On 3/8/23 5:13 PM, Keith Halewood wrote:
HECnet is a wonderful achievement. I'm not the only one who tried, but it would have
been great to get LCM+L's DEC systems connected, Rosie in particular. I have also
cajoled the 'twenex' people and also those in (UK) National Museum of Computing
without success.
What 'twenex' people would these be? Mark Crispin kind of held that
community together and since he's passed, I don't believe I've had the
opportunity to encounter many former systems programmers, which kind of
surprises me.
Getting a 20 on HECnet is easy enough (forgetting what "easy" might mean
for the moment), but their care and feeding is another matter entirely.
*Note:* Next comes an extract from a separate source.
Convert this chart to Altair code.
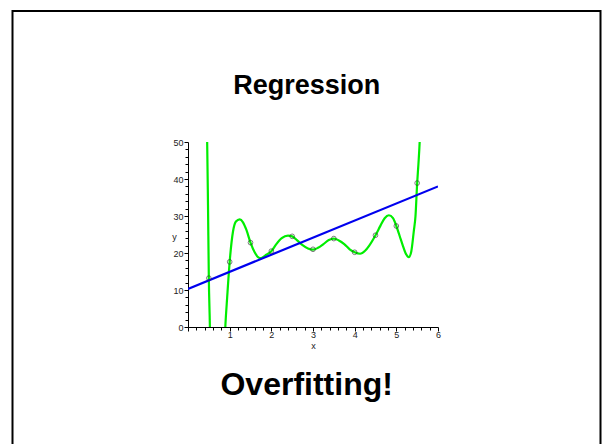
import altair as alt
import pandas as pd

# Observed data points (x, y)
pts_x = [0.5, 1.0, 1.5, 2.0, 2.5, 3.0, 3.5, 4.0, 4.5, 5.0, 5.5]
pts_y = [13.2, 17.6, 22.8, 20.5, 24.5, 21.0, 23.9, 20.2, 24.8, 27.3, 38.9]

# Overfitted curve
curve_x = [0.44, 0.46, 0.48, 0.50, 0.52, 0.54, 0.87, 0.90, 0.94, 1.00, 1.08, 1.15,
           1.24, 1.32, 1.40, 1.50, 1.60, 1.68, 1.75, 1.85, 2.00, 2.12, 2.25, 2.40,
           2.50, 2.62, 2.75, 2.88, 3.00, 3.12, 3.25, 3.38, 3.50, 3.62, 3.75, 3.88,
           4.00, 4.13, 4.25, 4.35, 4.50, 4.62, 4.72, 4.82, 4.92, 5.00, 5.08, 5.15,
           5.22, 5.30, 5.36, 5.42, 5.46, 5.50, 5.53, 5.56, 5.58]
curve_y = [56, 50, 33, 13.2, 3, -6, -6, 1, 8, 17.6, 25.8, 28.5,
           29.1, 28.3, 26.3, 22.8, 20.2, 18.9, 18.6, 19.3, 20.5, 22.4, 24.0, 24.7,
           24.5, 23.4, 22.1, 21.2, 20.9, 21.4, 22.4, 23.5, 23.9, 23.4, 22.4, 21.0,
           20.2, 19.8, 20.6, 22.0, 24.8, 27.4, 29.4, 30.2, 29.4, 27.3, 24.6, 22.2,
           20.0, 18.9, 20.5, 26.0, 30.0, 38.9, 44.0, 50.0, 56.0]

# Regression line end points
reg_x = [0, 6]
reg_y = [10.3, 38.0]

x_ticks = [round(i * 0.2, 1) for i in range(31)]
y_ticks = list(range(0, 51, 2))

title_text = "Regression"
footer_text = "Overfitting!"

pts = pd.DataFrame({"x": pts_x, "y": pts_y})
curve = pd.DataFrame({"x": curve_x, "y": curve_y})
reg = pd.DataFrame({"x": reg_x, "y": reg_y})

FONT = "Liberation Sans"

xscale = alt.Scale(domain=[0, 6], nice=False, zero=False)
yscale = alt.Scale(domain=[0, 50], nice=False, zero=False)

x_axis = alt.Axis(
    values=x_ticks, tickCount=100,
    labelExpr="datum.value >= 0.5 && abs(datum.value - round(datum.value)) < 0.001 ? format(round(datum.value), 'd') : ''",
    labelOverlap=False, labelFlush=False,
    tickSize={"condition": {"test": "abs(datum.value - round(datum.value)) < 0.001", "value": 4}, "value": 3},
    tickColor="black", domainColor="black", domainWidth=1, tickWidth=1,
    labelFont=FONT, labelFontSize=9, labelColor="#222", labelPadding=-1,
    grid=False, title="x", titleFont=FONT, titleFontSize=9, titleFontWeight="normal",
    titleColor="#222", titleY=18, titleBaseline="middle",
)
y_axis = alt.Axis(
    values=y_ticks, tickCount=100,
    labelExpr="abs(datum.value / 10 - round(datum.value / 10)) < 0.001 ? format(round(datum.value), 'd') : ''",
    labelOverlap=False, labelFlush=False,
    tickSize={"condition": {"test": "abs(datum.value / 10 - round(datum.value / 10)) < 0.001", "value": 4}, "value": 3},
    tickColor="black", domainColor="black", domainWidth=1, tickWidth=1,
    labelFont=FONT, labelFontSize=9, labelColor="#222", labelPadding=1,
    grid=False, title="y", titleFont=FONT, titleFontSize=9, titleFontWeight="normal",
    titleColor="#222", titleAngle=0, titleX=-14, titleY=94,
    titleAlign="center", titleBaseline="middle",
)

curve_layer = alt.Chart(curve).mark_line(
    color="#00ee00", strokeWidth=2.2, clip=True, interpolate="monotone"
).encode(
    x=alt.X("x:Q", scale=xscale, axis=x_axis),
    y=alt.Y("y:Q", scale=yscale, axis=y_axis),
)

reg_layer = alt.Chart(reg).mark_line(color="#0000ee", strokeWidth=2.2, clip=True).encode(
    x=alt.X("x:Q", scale=xscale),
    y=alt.Y("y:Q", scale=yscale),
)

pts_layer = alt.Chart(pts).mark_point(
    shape="circle", size=22, filled=False, color="#333", strokeWidth=0.9
).encode(
    x=alt.X("x:Q", scale=xscale),
    y=alt.Y("y:Q", scale=yscale),
)

one = pd.DataFrame({"t": [title_text], "f": [footer_text]})

border = alt.Chart(one).mark_rect(
    filled=False, stroke="black", strokeWidth=2, fill="transparent"
).encode(
    x=alt.value(-175.5), x2=alt.value(412.5), y=alt.value(-131), y2=alt.value(330)
)

title_layer = alt.Chart(one).mark_text(
    font=FONT, fontSize=27, fontWeight="bold", align="center", baseline="alphabetic", color="black"
).encode(text="t:N", x=alt.value(118.7), y=alt.value(-47.7))

footer_layer = alt.Chart(one).mark_text(
    font=FONT, fontSize=32, fontWeight="bold", align="center", baseline="alphabetic", color="black"
).encode(text="f:N", x=alt.value(118.7), y=alt.value(253))

chart = alt.layer(
    border, curve_layer, reg_layer, pts_layer, title_layer, footer_layer
).properties(
    width=250, height=185,
    autosize=alt.AutoSizeParams(type="none"),
    padding={"left": 188, "top": 142, "right": 164, "bottom": 117},
    background="white",
).configure_view(stroke="transparent")

chart.save("out.html", embed_options={"renderer": "svg", "actions": False})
The default software assumes a trained staff and has to be configured to
lessen that dependence. Again, not hairy, just batch jobs and ...
Well, I have yet to tot up the number of changes I've needed to make
and, thus far, they have been substantial.
There was also a fair amount of antipathy in that nobody would seem to
care to understand why you would want DECnet if you had TCP/IP. So
finding a 20 hacker who can do DECnet was fairly hit and miss. I
certainly would not have been able to chase down some of the problems
that I have without Johnny's prodigious talents as well as other people
here familiar with the protocol.
Although MRC did know some of DECnet, he didn't know it like he knew
other areas. I don't recall him publishing a DECnet fix on
Tops-20-Wizards that he himself had done. He certainly did take and
publish changes as well as adding DECnet transport for the SMTP system.
Tops-10 hackers are even more rare as TCP/IP was never a DEC product;
people apparently wrote their own IP stacks, as far as I am aware.
Apparently not all 36 bit hardware will do DECnet. I can't remember
exactly, but I believe the network interfaces on some Toad's can not
have their MAC addresses programmatically changed (anybody know this?)
I do know that one developer at XKL told me that DECnet was no longer in
their monitor and he didn't know if they could even assemble it
anymore. I was surprised at that, but didn't think to follow up at the
time.
And if you're going to run actual KL hardware... Well, God bless you,
but do bring your wallet because you're going to need it, if for nothing
else then the electricity, even if you are using CompuServe's power
supplies. And the hardware was gigantic wire-wrap backplanes which
could sometimes be mysteriously cantankerous for days for no readily
apparent reason although it was usually reliable enough for the times
It's possible that these museums don't have adequate volunteer staff to
keep up with those kinds of things. Maybe I'll volunteer after I get
PANDA II pushed out. I'm just writing up the release notes for
Kermit-20/NRT, so I want to get back to winding the rest of my DECnet
fixes up and then put something out.